Daniel’s going on 8 months now but he still doesn’t sleep through the night. Every night he will wake up a few times, not because he’s hungry, but he just always wants me around. I love the neediness, but it gets hard when I’m really tired or I want to think about going on business trips. Nowadays, I will just work on Skype, or delegate to my team, or if I’m really needed, I will plan for a day trip. I don’t actually mind that, but I am getting worried about Daniel’s not-sleeping-through-the-night-ness. He has never had a night that he just sleeps through.
We tried sleep training him (worst 10 minutes of my life listening to my son cry for his mother who was just right there), but we realised we’re just not as tough as other parents. Some say we have to do it to teach him discipline, some say we shouldn’t do it because babies need love and attention. I just want to raise him the right way, and I don’t want him to be spoiled or too manja. At the same time, he’s just so little, is it even the right time! There just is no set manual for parenting. SUPER TORN YOU HAVE NO IDEA.
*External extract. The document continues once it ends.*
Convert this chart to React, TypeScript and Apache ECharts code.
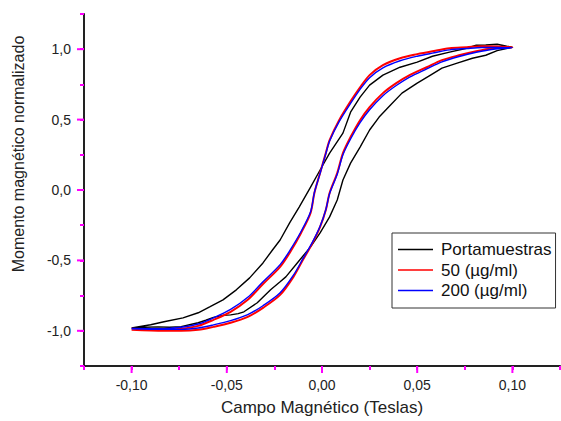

We wanted to try train him not to always wake up and immediately want pacifying. We tried to just soothe him and pat him and sing to him back to sleep, but he will always want me. Always. One night, I was sooo tired and my back was aching so I just wanted to sleep. When he woke up, Dean helped to soothe him. He sang, he pat, he talked nicely, but Daniel would just cry and cry. He heated up Daniel’s milk and Daniel just spat it out and cry some more. The whole time, Daniel was just searching around the house, his head turning left and right looking for me. They always say babies cry more when they see their mom, so I was following them around the house but hiding behind pillars. I wanted to see if Daniel would calm down a bit if he knew I wasn’t around at the time.
But no… he cried and cried and cried. And my heart just dropped and dropped and dropped.
Finally, he saw me through a mirror. And he stopped crying. He studied the mirror a bit longer and his eyes widened. And after a few seconds of silence, his face just scrunched up and he screamed crying.
I went closer to him and he gave me this look that just broke my heart. The what-did-I-do-wrong-to-you look. The am-I-a-burden-to-you-mommy-I’m-really-sorry look.
I just hugged him so tight and soon enough, he just fell asleep in my arms.
And then I cried watching him because I felt so guilty.
Sleeptraining? Forget sleeptraining. I can barely last a few minutes seeing him cry!
You’ve completely changed our lives, you little cutiepie you. Daddy and Mommy are working our very best to raise you to become a wonderful human being, we sure hope we’re doing things the right way!